[Problem requirements] Report all lines from the entries below in which "matplotlib" appears.

[Source data]
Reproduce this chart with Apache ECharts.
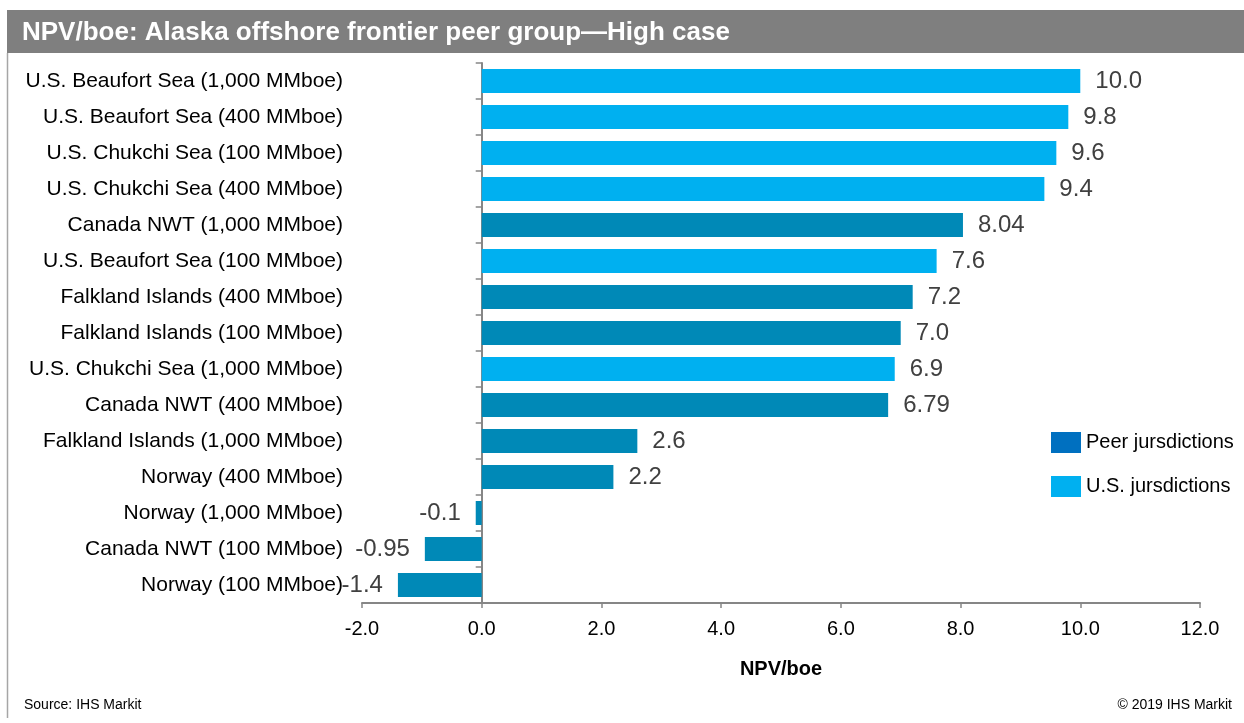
<!DOCTYPE html>
<html>
<head>
<meta charset="utf-8">
<title>NPV/boe: Alaska offshore frontier peer group—High case</title>
<script src="https://cdn.jsdelivr.net/npm/echarts@6/dist/echarts.min.js"></script>
<style>
  html, body { margin: 0; padding: 0; background: #ffffff; }
  #chart { width: 1244px; height: 723px; }
</style>
</head>
<body>
<div id="chart"></div>
<script>
// Prospects, top to bottom
const categories = [
  'U.S. Beaufort Sea (1,000 MMboe)',
  'U.S. Beaufort Sea (400 MMboe)',
  'U.S. Chukchi Sea (100 MMboe)',
  'U.S. Chukchi Sea (400 MMboe)',
  'Canada NWT (1,000 MMboe)',
  'U.S. Beaufort Sea (100 MMboe)',
  'Falkland Islands (400 MMboe)',
  'Falkland Islands (100 MMboe)',
  'U.S. Chukchi Sea (1,000 MMboe)',
  'Canada NWT (400 MMboe)',
  'Falkland Islands (1,000 MMboe)',
  'Norway (400 MMboe)',
  'Norway (1,000 MMboe)',
  'Canada NWT (100 MMboe)',
  'Norway (100 MMboe)'
];

// NPV per boe for each prospect
const npvValues = [10.0, 9.8, 9.6, 9.4, 8.04, 7.6, 7.2, 7.0, 6.9, 6.79, 2.6, 2.2, -0.1, -0.95, -1.4];

// Jurisdiction group of each prospect: 'us' or 'peer'
const groups = ['us', 'us', 'us', 'us', 'peer', 'us', 'peer', 'peer', 'us', 'peer', 'peer', 'peer', 'peer', 'peer', 'peer'];

const seriesNames = { peer: 'Peer jursdictions', us: 'U.S. jursdictions' };

// X axis ticks
const xTicks = [-2, 0, 2, 4, 6, 8, 10, 12];

const FONT = '"Liberation Sans", Arial, Helvetica, sans-serif';
const PEER_BAR = '#0089b7';
const PEER_KEY = '#0070c0';
const US_BAR = '#00b0f0';
const AXIS_GRAY = '#868686';

function formatValue(v) {
  const t = v * 10;
  return Math.abs(t - Math.round(t)) < 1e-9 ? v.toFixed(1) : String(v);
}

function groupData(key) {
  return npvValues.map((v, i) => {
    if (groups[i] !== key) return '-';
    return { value: v, label: { position: v < 0 ? 'left' : 'right' } };
  });
}

const chart = echarts.init(document.getElementById('chart'), null, { renderer: 'canvas' });

chart.setOption({
  animation: false,
  backgroundColor: '#ffffff',
  textStyle: { fontFamily: FONT },
  graphic: [
    { type: 'rect', shape: { x: 7, y: 10, width: 1237, height: 43 }, style: { fill: '#7f7f7f' }, silent: true },
    { type: 'text', left: 22, top: 20, style: { text: 'NPV/boe: Alaska offshore frontier peer group\u2014High case', fill: '#ffffff', font: 'bold 26px ' + FONT } },
    { type: 'line', shape: { x1: 7.5, y1: 53, x2: 7.5, y2: 718 }, style: { stroke: '#a6a6a6', lineWidth: 1.5 }, silent: true },
    { type: 'text', left: 24, top: 698, style: { text: 'Source: IHS Markit', fill: '#000000', font: '14px ' + FONT } },
    { type: 'text', right: 12, top: 698, style: { text: '\u00a9 2019 IHS Markit', fill: '#000000', font: '14px ' + FONT } }
  ],
  legend: {
    orient: 'vertical',
    left: 1046,
    top: 427,
    itemWidth: 30,
    itemHeight: 21,
    itemGap: 23,
    icon: 'rect',
    textStyle: { fontSize: 20, color: '#000000', fontFamily: FONT },
    data: [
      { name: seriesNames.peer, itemStyle: { color: PEER_KEY } },
      { name: seriesNames.us, itemStyle: { color: US_BAR } }
    ]
  },
  grid: { left: 362, top: 63, width: 838, height: 540, containLabel: false, outerBoundsMode: 'none' },
  xAxis: {
    type: 'value',
    min: xTicks[0],
    max: xTicks[xTicks.length - 1],
    interval: 2,
    name: 'NPV/boe',
    nameLocation: 'middle',
    nameGap: 56,
    nameTextStyle: { fontSize: 20, fontWeight: 'bold', color: '#000000', fontFamily: FONT },
    axisLine: { show: true, lineStyle: { color: AXIS_GRAY, width: 2 } },
    axisTick: { show: true, length: 5, lineStyle: { color: AXIS_GRAY, width: 1.5 } },
    axisLabel: { fontSize: 20, color: '#000000', margin: 16, formatter: v => v.toFixed(1), fontFamily: FONT },
    splitLine: { show: false }
  },
  yAxis: {
    type: 'category',
    inverse: true,
    data: categories,
    axisLine: { show: true, onZero: true, lineStyle: { color: AXIS_GRAY, width: 2 } },
    axisTick: { show: true, length: 6, lineStyle: { color: AXIS_GRAY, width: 1.5 } },
    axisLabel: { fontSize: 21, color: '#000000', margin: 19, fontFamily: FONT }
  },
  series: [
    {
      name: seriesNames.peer,
      type: 'bar',
      barWidth: 24,
      barGap: '-100%',
      itemStyle: { color: PEER_BAR },
      label: { show: true, distance: 15, fontSize: 24, color: '#404040', fontFamily: FONT, formatter: p => formatValue(p.value) },
      data: groupData('peer')
    },
    {
      name: seriesNames.us,
      type: 'bar',
      barWidth: 24,
      barGap: '-100%',
      itemStyle: { color: US_BAR },
      label: { show: true, distance: 15, fontSize: 24, color: '#404040', fontFamily: FONT, formatter: p => formatValue(p.value) },
      data: groupData('us')
    }
  ]
});
</script>
</body>
</html>
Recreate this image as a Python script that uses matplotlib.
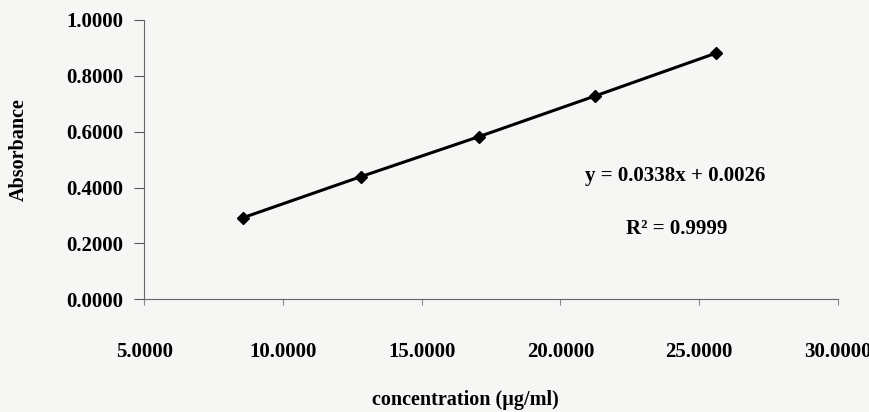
import numpy as np
import matplotlib.pyplot as plt
from matplotlib.ticker import FormatStrFormatter

# standard curve: concentration (ug/ml) vs absorbance
conc = [8.55, 12.8, 17.05, 21.25, 25.6]
absorbance = [0.292, 0.439, 0.582, 0.728, 0.881]

x_ticks = [5, 10, 15, 20, 25, 30]
y_ticks = [0.0, 0.2, 0.4, 0.6, 0.8, 1.0]

equation = 'y = 0.0338x + 0.0026'
r_squared = 'R² = 0.9999'

plt.rcParams['font.family'] = ['Liberation Serif', 'DejaVu Serif']
plt.rcParams['font.weight'] = 'bold'

fig = plt.figure(figsize=(8.7, 4.12), dpi=100, facecolor='#f6f6f5')
ax = fig.add_axes([0.166, 0.2735, 0.797, 0.678])
ax.set_facecolor('#f6f6f5')

ax.plot(conc, absorbance, color='black', lw=2.2, marker='D', markersize=6.5,
        solid_capstyle='round')

ax.set_xlim(5, 30)
ax.set_ylim(0, 1)
ax.set_xticks(x_ticks)
ax.set_yticks(y_ticks)
ax.xaxis.set_major_formatter(FormatStrFormatter('%.4f'))
ax.yaxis.set_major_formatter(FormatStrFormatter('%.4f'))

for side in ['top', 'right']:
    ax.spines[side].set_visible(False)
for side in ['left', 'bottom']:
    ax.spines[side].set_color('#666666')
    ax.spines[side].set_linewidth(0.8)

ax.tick_params(axis='y', direction='out', length=7, width=0.8, color='#555555',
               pad=8, labelsize=15)
ax.tick_params(axis='x', direction='out', length=4, width=0.8, color='#888888',
               pad=27, labelsize=15)
for lbl in ax.get_xticklabels() + ax.get_yticklabels():
    lbl.set_fontweight('bold')

ax.text(0.765, 0.44, equation, transform=ax.transAxes, ha='center', va='center',
        fontsize=15, fontweight='bold')
ax.text(0.768, 0.25, r_squared, transform=ax.transAxes, ha='center', va='center',
        fontsize=15, fontweight='bold')

fig.text(19 / 870, 1 - 150 / 412, 'Absorbance', rotation=90, ha='center',
         va='center', fontsize=14.5, fontweight='bold')
fig.text(465 / 870, 1 - 400 / 412, 'concentration (µg/ml)', ha='center',
         va='center', fontsize=14.5, fontweight='bold')

fig.savefig('out.png', dpi=100, facecolor=fig.get_facecolor())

[Written reply]
Recreate this image as a Python script that uses matplotlib.
import matplotlib.pyplot as plt
from matplotlib.ticker import FormatStrFormatter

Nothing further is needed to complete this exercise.